I am getting different cache stats for L1 and L2 after evaluating the same executable via nvprof and nsight compute.

The machine configurations are:
GPU : P40
CUDA version : 10.1

#include <stdio.h>
#include "cuda_profiler_api.h"

__global__ void initialization(int n, float a, float *x, float *y)
{
  int i = blockIdx.x * blockDim.x + threadIdx.x;
  if (i<n/2) {
    x[i] = i;
    y[i] = 2*i;
  }
}

__global__
void saxpy(int n, float a, float *x, float *y)
{
  int i = blockIdx.x*blockDim.x + threadIdx.x;
  if (i < n) y[i] = a*x[i] + y[i];
  int sum = 0;
  //if (i < n) sum = sum + y[i];
  //if (i == n) printf("%d", sum); 
}

int main(void)
{
  int N = 1<<20;
  float *x, *y, *d_x, *d_y;

  cudaHostAlloc((void **)&x,  N*sizeof(float), cudaHostAllocMapped );
  cudaHostAlloc((void **)&y,  N*sizeof(float), cudaHostAllocMapped );

  cudaHostGetDevicePointer((void **)&d_x, x, 0);
  cudaHostGetDevicePointer((void **)&d_y, y, 0);

  for (int i = 0; i < N; i++) {
    x[i] = 1.0f;
    y[i] = 2.0f;
  }

  cudaDeviceSynchronize();
  // Perform SAXPY on 1M elements
  //initialization<<<(N+255)/256, 256>>>(N, 2.0f, d_x, d_y);
  cudaProfilerStart();
  saxpy<<<(N+255)/256, 256>>>(N, 2.0f, d_x, d_y);
  cudaProfilerStop();
  cudaDeviceSynchronize();

  float maxError = 0.0f;
  for (int i = 0; i < N; i++)
    maxError = max(maxError, abs(y[i]-4.0f));
  printf("Max error: %f\n", maxError);

  cudaFree(d_x);
  cudaFree(d_y);
  cudaFreeHost(x);
  cudaFreeHost(y);
}

cuda compilation : nvcc -Xptxas -O0 -Xptxas -dlcm=cg -Xptxas -dscm=cg -o saxpy_orig_cg_cg saxpy.cu

nvvp results :
Unified cache hit rate : 50%
L2 cache hit rate : 33%

nsight compute results :
Unified cache hit rate : 0.00%
L2 cache hit rate : 42.23&

It would be really great if someone could help me with this.
Thanks in advance.

We are looking into the differences internally and will update here once we have more information.
Thank you.

Hello Felix,

Has there been any updates about this?

Regards,
Shweta

Apologies for not replying earlier. I wasn’t able to confirm any issues with the metric formulae by nvprof or Nsight Compute yes, but I did ask the team again to provide the info. As for the information I did get already:

First of all, nvprof and Nsight Compute differ in terms of cache metrics in that nvprof does not flush any caches when replaying kernels to collect data for multiple metrics. If not all requested metrics can be collected in a single replay pass, the kernel memory is saved and restored and the kernel is executed multiple times with varying metrics for profiling. In nvprof, the caches aren’t actively altered before and in between those passes. In Nsight Compute, all caches are flushed before each profiling pass to guarantee more deterministic results.

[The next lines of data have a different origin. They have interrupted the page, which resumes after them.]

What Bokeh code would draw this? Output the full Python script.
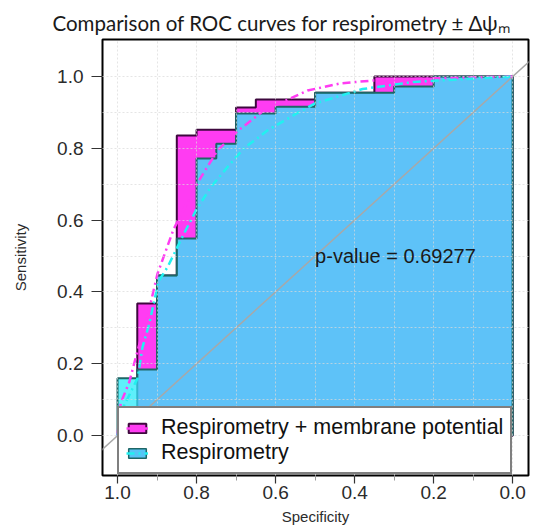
from bokeh.plotting import figure
from bokeh.models import (Range1d, FixedTicker, PrintfTickFormatter, Legend,
                          LegendItem, ColumnDataSource, Label)
from bokeh.embed import file_html
from bokeh.resources import INLINE

# ---- data ----
# ROC step curve vertices: Respirometry
resp_spec = [1.00, 1.00, 0.95, 0.95, 0.90, 0.90, 0.85, 0.85, 0.80, 0.80, 0.75, 0.75,
             0.70, 0.70, 0.60, 0.60, 0.50, 0.50, 0.30, 0.30, 0.20, 0.20, 0.00]
resp_sens = [0.000, 0.160, 0.160, 0.184, 0.184, 0.446, 0.446, 0.549, 0.549, 0.772,
             0.772, 0.813, 0.813, 0.897, 0.897, 0.916, 0.916, 0.955, 0.955, 0.972,
             0.972, 1.000, 1.000]
# ROC step curve vertices: Respirometry + membrane potential
combo_spec = [1.00, 0.95, 0.95, 0.90, 0.90, 0.85, 0.85, 0.80, 0.80, 0.70, 0.70,
              0.65, 0.65, 0.50, 0.50, 0.35, 0.35, 0.00]
combo_sens = [0.000, 0.000, 0.368, 0.368, 0.446, 0.446, 0.836, 0.836, 0.852, 0.852,
              0.914, 0.914, 0.936, 0.936, 0.955, 0.955, 1.000, 1.000]
# smoothed ROC curves
combo_smooth_spec = [1.00, 0.992, 0.97, 0.954, 0.916, 0.899, 0.858, 0.797, 0.747,
                     0.694, 0.630, 0.519, 0.435, 0.352, 0.20, 0.00]
combo_smooth_sens = [0.00, 0.09, 0.15, 0.217, 0.37, 0.45, 0.575, 0.705, 0.794,
                     0.850, 0.905, 0.961, 0.981, 0.989, 0.995, 1.00]
resp_smooth_spec = [1.00, 0.985, 0.949, 0.937, 0.92, 0.896, 0.873, 0.833, 0.80,
                    0.765, 0.72, 0.68, 0.62, 0.55, 0.50, 0.38, 0.25, 0.00]
resp_smooth_sens = [0.00, 0.08, 0.16, 0.245, 0.31, 0.43, 0.47, 0.56, 0.63,
                    0.69, 0.75, 0.80, 0.85, 0.895, 0.925, 0.965, 0.985, 1.00]
p_value = 0.69277
x_ticks = [1.0, 0.8, 0.6, 0.4, 0.2, 0.0]
y_ticks = [0.0, 0.2, 0.4, 0.6, 0.8, 1.0]
legend_labels = ["Respirometry + membrane potential", "Respirometry"]
title_text = "Comparison of ROC curves for respirometry \u00b1 \u0394\u03c8\u2098"

MAGENTA = "#FF3CF2"
MAGENTA_DARK = "#3E083E"
CYAN = "#2EEAFA"
TEAL_DARK = "#1E6666"
BLUE_SWATCH = "#58C4F6"
SMOOTH_CYAN = "#22F0F0"
TXT = "#2b2b2b"
FONT = "Liberation Sans"

p = figure(width=536, height=530, x_range=Range1d(1.038, -0.04),
           y_range=Range1d(-0.111, 1.103), output_backend="svg",
           toolbar_location=None, min_border_left=102, min_border_right=8,
           min_border_top=39, min_border_bottom=55)
p.background_fill_color = "white"
p.border_fill_color = "white"
p.outline_line_color = "black"
p.outline_line_width = 2

# grid every 0.1, drawn over the fills
grid_ticks = [i / 10 for i in range(11)]
for g in (p.xgrid, p.ygrid):
    g.ticker = FixedTicker(ticks=grid_ticks)
    g.grid_line_color = "#DADADA"
    g.grid_line_alpha = 0.7
    g.grid_line_dash = "2 2"
    g.grid_line_width = 1
    g.level = "guide"

# AUC polygons
combo_src = ColumnDataSource(dict(x=combo_spec + [combo_spec[-1]],
                                  y=combo_sens + [combo_sens[0]]))
resp_src = ColumnDataSource(dict(x=resp_spec + [resp_spec[-1]],
                                 y=resp_sens + [resp_sens[0]]))
combo_patch = p.patch("x", "y", source=combo_src, fill_color=MAGENTA, fill_alpha=1.0,
                      line_color=MAGENTA_DARK, line_width=2)
p.patch("x", "y", source=resp_src, fill_color=CYAN, fill_alpha=0.77,
        line_color=None)
p.line("x", "y", source=resp_src, line_color=TEAL_DARK, line_width=2)

# diagonal reference
p.line([1.1, -0.1], [-0.1, 1.1], line_color="#A8A8A8", line_width=1.5)

# smoothed curves
combo_smooth = p.line(combo_smooth_spec, combo_smooth_sens, line_color=MAGENTA,
                      line_width=2.5, line_dash="8 4 2 4")
resp_smooth = p.line(resp_smooth_spec, resp_smooth_sens, line_color=SMOOTH_CYAN,
                     line_width=2.5, line_dash="8 4 2 4")

# p-value text
p.add_layout(Label(x=0.5, y=0.5, text=f"p-value = {p_value}", text_align="left",
                   text_baseline="middle", text_font=FONT,
                   text_font_size="20px", text_color="#1a1a1a"))

# legend swatch renderer (no visible data)
nan = float("nan")
swatch_src = ColumnDataSource(dict(x=[nan], y=[nan]))
lg_r_fill = p.patch("x", "y", source=swatch_src, fill_color=BLUE_SWATCH,
                    line_color=TEAL_DARK, line_width=1.5)
legend = Legend(items=[LegendItem(label=legend_labels[0], renderers=[combo_patch, combo_smooth]),
                       LegendItem(label=legend_labels[1], renderers=[lg_r_fill, resp_smooth])],
                location=(15, 1), orientation="vertical")
legend.border_line_color = "black"
legend.border_line_width = 2
legend.background_fill_color = "white"
legend.background_fill_alpha = 1.0
legend.label_text_font = FONT
legend.label_text_font_size = "21.5px"
legend.label_text_color = "#111111"
legend.glyph_width = 22
legend.glyph_height = 12
legend.label_standoff = 13
legend.padding = 7
legend.spacing = 0
legend.margin = 0
legend.label_height = 25
p.add_layout(legend, "center")

# axes
p.xaxis.ticker = FixedTicker(ticks=x_ticks, minor_ticks=[0.9, 0.7, 0.5, 0.3, 0.1])
p.yaxis.ticker = FixedTicker(ticks=y_ticks)
for ax in (p.xaxis, p.yaxis):
    ax.formatter = PrintfTickFormatter(format="%.1f")
    ax.axis_line_color = None
    ax.major_tick_line_color = "#333333"
    ax.major_tick_line_width = 1.2
    ax.major_tick_in = 0
    ax.major_label_text_font = FONT
    ax.major_label_text_font_size = "19px"
    ax.major_label_text_color = TXT
    ax.axis_label_text_font = FONT
    ax.axis_label_text_font_size = "15px"
    ax.axis_label_text_font_style = "normal"
    ax.axis_label_text_color = TXT
p.xaxis.major_tick_out = 8
p.xaxis.minor_tick_out = 5
p.xaxis.minor_tick_in = 0
p.xaxis.minor_tick_line_color = "#999999"
p.yaxis.minor_tick_line_color = None
p.yaxis.major_tick_out = 11
p.xaxis.major_label_standoff = 2
p.yaxis.major_label_standoff = 8
p.xaxis.axis_label = "Specificity"
p.yaxis.axis_label = "Sensitivity"
p.xaxis.axis_label_standoff = 6
p.yaxis.axis_label_standoff = 25

# title
p.title.text = title_text
p.title.text_font = "Lato"
p.title.text_font_size = "20.5px"
p.title.text_font_style = "normal"
p.title.text_color = "#1a1a1a"
p.title.align = "left"
p.title.offset = -50

open("out.html", "w").write(file_html(p, INLINE))
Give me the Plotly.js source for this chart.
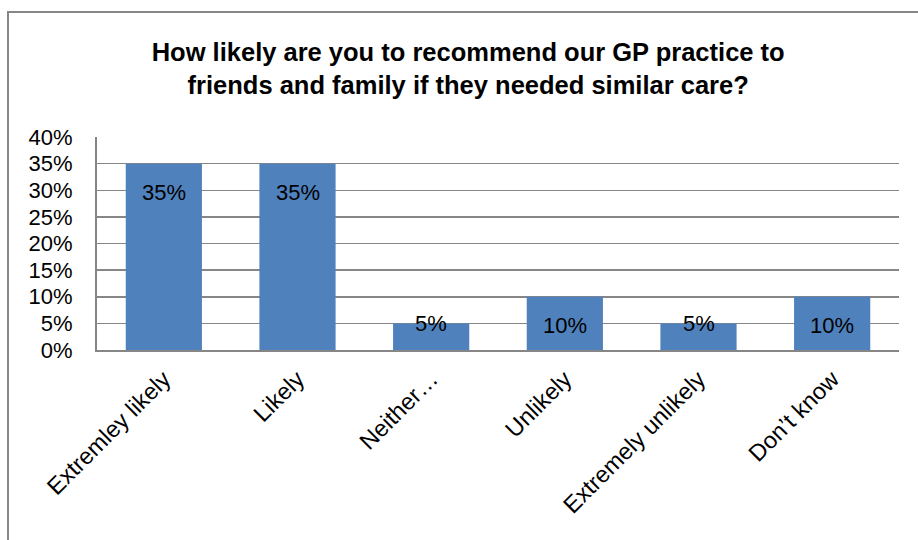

In addition, currently released versions of Nsight Compute are impacted by a bug on Linux and Windows TCC rlated to the driver scrubbing memory allocations after free, that can influence L2 metrics. If you could let us know the OS and potentially the driver version you used, we can better determine if this would impact you. In the next release of Nsight Compute, this bug will be fixed.

OS used : Ubuntu 18.04
Nsight version : NsightCompute-2019.3
Driver version : 418.67

Thanks a lot!